In most people's mind's eye, winter in Beijing is harsh, bleak and chilly. The drowsy season would confine them in the stuffy room and make them too idle to move any more. I dare say it is because they have neither seen this wonderful season attentively nor learnt to enjoy it yet. Actually, if you experience winter with rapt attention, you will find that it has a vast reservoir of charm beyond your imagination. .
The best way to know winter, such an icy and reserved person it usually seems like, is to go outside of your warm house and walk towards him as closely as possible. That is why I revel in rambling alone in winter whenever I am free. Away from the crowds of people, the noises of traffic and the stinging light of neon lamps, I sometimes saunter along a peaceful lane as the dark heavenly curtain is rolling down. The lane is paved with thick yellow carpet that is made of thousands of withered leaves. Treading lightly on it, I enjoy the cracks sounding continually under my feet, as if they are conversing with me fondly. Two rows of birch trees stand along the roadsides, stretching their naked branches so high as to poke holes in the sapphire blue sky. I know, on those old branches are recorded people's ups and downs, joys and sorrows in the past year as well as one year's frost, rain and sunshine. The remaining foliage of the birch trees is rustling as if it is raining. Occasionally, raising my head, I can see a little sparrow flitting from one spray of a birch and then alighting on another. It looks for its own joy, no matter how hard the life is.

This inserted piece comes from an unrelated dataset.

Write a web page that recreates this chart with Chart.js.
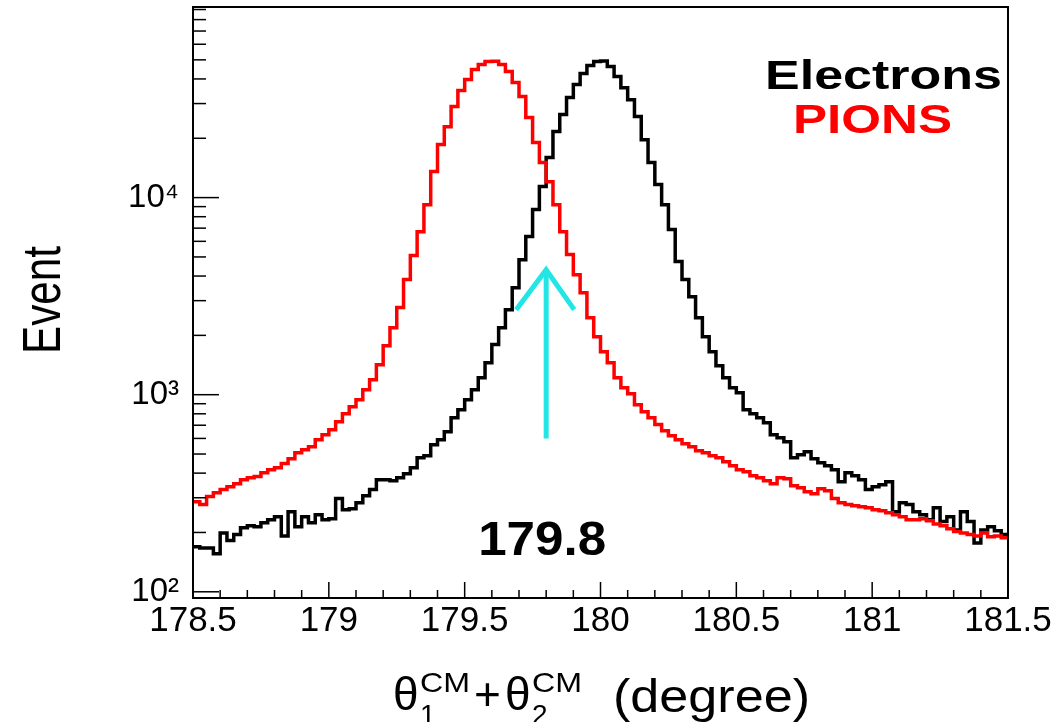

On a broken twig, a dead leaf was still hanging, shivering in cold. The wind blew in gusts; the solitary dead leaf was flickering, in danger of falling off at any time. I wondered whether it would hold out a little longer. Suddenly, a strong blast swept over the birch, and as I expected, the dead leaf finally fell off the twig and was fluttering in the air, leaving only the broken twig swaying to and fro.